CERVICAL CANCER SCREENING AS A REFLECTION OF THE ROLE OF PRIMARY CARE FOR UNIVERSAL ACCESS TO HEALTH IN BRAZIL
Letícia Yabushita Rigoti
Romana Suely Della Torre Marzarotto
Universidade Estadual do Oeste do Paraná
The screening for cervical cancer is done through cytopathological examination (1), aiming to reduce mortality through early diagnosis of the disease. In Brazil, the Unified Health System (UHS), through universality, guarantees access to health for all citizens, and so, applies strategies for disease control in an integrated manner in the population (2). In women aged 25 to 64, the exam should be performed every three years, after two consecutive normal annual exams, except in abnormal situations, such as family history of cervical cancer. Despite the satisfactory coverage, the lack of periodicity between examinations has led to continued high rates of this cancer in the developing countries, which is almost eradicated in the developed world (1).

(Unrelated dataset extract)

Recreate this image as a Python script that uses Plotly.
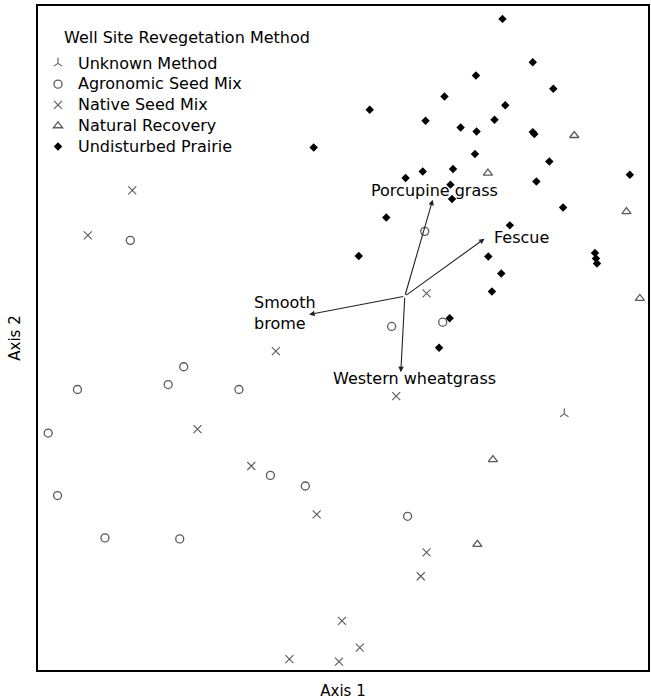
import plotly.graph_objects as go

# ---- NMS ordination scores (Axis 1, Axis 2) by revegetation method ----
unknown_x = [1.11]
unknown_y = [-0.38]

agronomic_x = [-1.067, 0.41, 0.244, 0.50, -0.799, -0.877, -1.332, -0.522, -1.479,
               -0.364, -0.189, -1.432, -1.194, -0.819, 0.324]
agronomic_y = [0.489, 0.534, 0.058, 0.079, -0.144, -0.233, -0.258, -0.258, -0.476,
               -0.688, -0.741, -0.789, -1.001, -1.006, -0.893]

native_x = [-1.057, -1.28, 0.419, -0.337, 0.267, -0.73, -0.46, -0.132, 0.419, 0.39,
            -0.005, 0.084, -0.269, -0.02]
native_y = [0.739, 0.514, 0.223, -0.066, -0.291, -0.456, -0.641, -0.883, -1.073, -1.193,
            -1.416, -1.551, -1.608, -1.621]

natural_x = [1.16, 0.727, 1.422, 1.489, 0.752, 0.674]
natural_y = [1.014, 0.826, 0.633, 0.198, -0.609, -1.033]

prairie_x = [0.80, 0.952, 0.667, 1.055, 0.509, 0.134, 0.814, 0.414, 0.76, 0.59, 0.67,
             0.952, 0.96, -0.147, 0.662, 1.035, 0.314, 0.40, 0.552, 0.539, 0.547, 0.97,
             1.439, 0.217, 0.837, 1.104, 0.079, 0.729, 1.264, 1.269, 1.274, 0.794,
             0.747, 0.535, 0.482]
prairie_y = [1.598, 1.381, 1.314, 1.248, 1.209, 1.143, 1.166, 1.088, 1.093, 1.054, 1.034,
             1.031, 1.021, 0.954, 0.921, 0.884, 0.801, 0.834, 0.846, 0.768, 0.696, 0.784,
             0.818, 0.603, 0.564, 0.654, 0.411, 0.408, 0.426, 0.398, 0.373, 0.323,
             0.233, 0.099, -0.049]

# ---- species vectors (biplot) ----
vector_origin = (0.31, 0.209)
species = ["Porcupine grass", "Fescue", "Smooth<br>brome", "Western wheatgrass"]
species_x = [0.45, 0.71, -0.17, 0.29]
species_y = [0.6925, 0.4975, 0.1175, -0.171]

legend_title = "Well Site Revegetation Method"
axis_titles = ["Axis 1", "Axis 2"]

FONT = "DejaVu Sans"
GRAY = "#5a5a5a"

fig = go.Figure()

def item(name):
    return '<span style="font-size:16px">' + name + '</span>'

fig.add_trace(go.Scatter(x=unknown_x, y=unknown_y, mode="markers", name=item("Unknown Method"),
                         marker=dict(symbol="y-up", size=7, color=GRAY,
                                     line=dict(color=GRAY, width=1.1))))
fig.add_trace(go.Scatter(x=agronomic_x, y=agronomic_y, mode="markers", name=item("Agronomic Seed Mix"),
                         marker=dict(symbol="circle-open", size=8, color=GRAY,
                                     line=dict(color=GRAY, width=1.3))))
fig.add_trace(go.Scatter(x=native_x, y=native_y, mode="markers", name=item("Native Seed Mix"),
                         marker=dict(symbol="x-thin-open", size=8, color=GRAY,
                                     line=dict(color=GRAY, width=1.1))))
fig.add_trace(go.Scatter(x=natural_x, y=natural_y, mode="markers", name=item("Natural Recovery"),
                         marker=dict(symbol="triangle-up-open", size=8, color=GRAY,
                                     line=dict(color=GRAY, width=1.3))))
fig.add_trace(go.Scatter(x=prairie_x, y=prairie_y, mode="markers", name=item("Undisturbed Prairie"),
                         marker=dict(symbol="diamond", size=6.5, color="black",
                                     line=dict(width=0))))

# arrows
for sx, sy in zip(species_x, species_y):
    fig.add_annotation(x=sx, y=sy, ax=vector_origin[0], ay=vector_origin[1],
                       xref="x", yref="y", axref="x", ayref="y",
                       showarrow=True, arrowhead=2, arrowsize=1, arrowwidth=1.1,
                       arrowcolor="#222222", text="")

# vector labels
label_pos = [(0.46, 0.7375, "center"), (0.745, 0.5025, "left"),
             (-0.4565, 0.125, "left"), (0.359, -0.2025, "center")]
for name, (lx, ly, anc) in zip(species, label_pos):
    fig.add_annotation(x=lx, y=ly, xref="x", yref="y", text=name, showarrow=False,
                       xanchor=anc, yanchor="middle", align="left",
                       font=dict(family=FONT, size=16, color="black"))

W, H = 651, 700
L, R, T, B = 38, 1, 6, 29
pw, ph = W - L - R, H - T - B

# legend title (pixel position converted to paper coords)
fig.add_annotation(x=(62 - L) / pw, y=(H - B - 38) / ph, xref="paper", yref="paper",
                   text=legend_title, showarrow=False, xanchor="left", yanchor="middle",
                   font=dict(family=FONT, size=16, color="black"))

fig.update_layout(
    width=W, height=H,
    margin=dict(l=L, r=R, t=T, b=B, pad=0),
    paper_bgcolor="white", plot_bgcolor="white",
    font=dict(family=FONT, size=15, color="black"),
    showlegend=True,
    legend=dict(x=0.0, y=(H - B - 48) / ph, xanchor="left", yanchor="top",
                bgcolor="rgba(0,0,0,0)", borderwidth=0, itemwidth=30,
                font=dict(family=FONT, size=13.7, color="black"),
                tracegroupgap=0),
    xaxis=dict(range=[-1.53, 1.53], showgrid=False, zeroline=False, showticklabels=False,
               ticks="", showline=True, mirror=True, linecolor="black", linewidth=2,
               title=dict(text=axis_titles[0], font=dict(family=FONT, size=15), standoff=18)),
    yaxis=dict(range=[-1.6625, 1.6625], showgrid=False, zeroline=False, showticklabels=False,
               ticks="", showline=True, mirror=True, linecolor="black", linewidth=2,
               title=dict(text=axis_titles[1], font=dict(family=FONT, size=15), standoff=12)),
)

fig.write_html("out.html")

With universality of access to health services and actions as one of its three doctrinal principles, UHS surpasses the position of the service provider to become a tool of equity. Within the scope of its Primary Care, UHS is identified as the “gateway” to the health system, being the service sought for the provision of preventive and assistive tests to women (2). However, this system is not immune to flaws, which are significant when comparing the scope and effectiveness of Brazilian public primary care in populations with different socio-economic conditions, and access to health care (1).
Based on indicators such as the Human Development Index, income per capita, illiteracy rate and density of doctors compared to the population (Amazonas-0.6 doctors/1,000 and São Paulo-1.97 doctors/1,000), it is evident that the poorest regions of the country have a higher mortality rate due to cervical cancer (3) (4.6 in São Paulo and 22.9 in Amazonas-between 2008-2012), which denotes the fragility of the tracking system in the Primary Care of these places. Another concerning factor is that only 15% of laboratories affiliated with UHS fulfilled the requirements made by the public system for the performance of anatomopathological tests related to cervical cancer screening (1).
The correlation between cervical cancer screening in primary care and the lower mortality rate related to this condition is an indication of the importance of primary care for health promotion, disease prevention, and treatment (4), but UHS has failed to provide even basic services in primary care, such as access to medicines and vaccines to the marginalized populations and economically disadvantaged regions of Brazil.
In order to achieve this goal, there should be the presence of an integrated network, with medical record systems, which allows the monitoring of patients, both the performance of the cytopathological examination and the follow-up, in addition to a large area of coverage, regardless of the social, political and economic variables. Although UHS is an internationally recognized system for its efficiency and universality, it is evident that much remains to be improved, especially in primary care.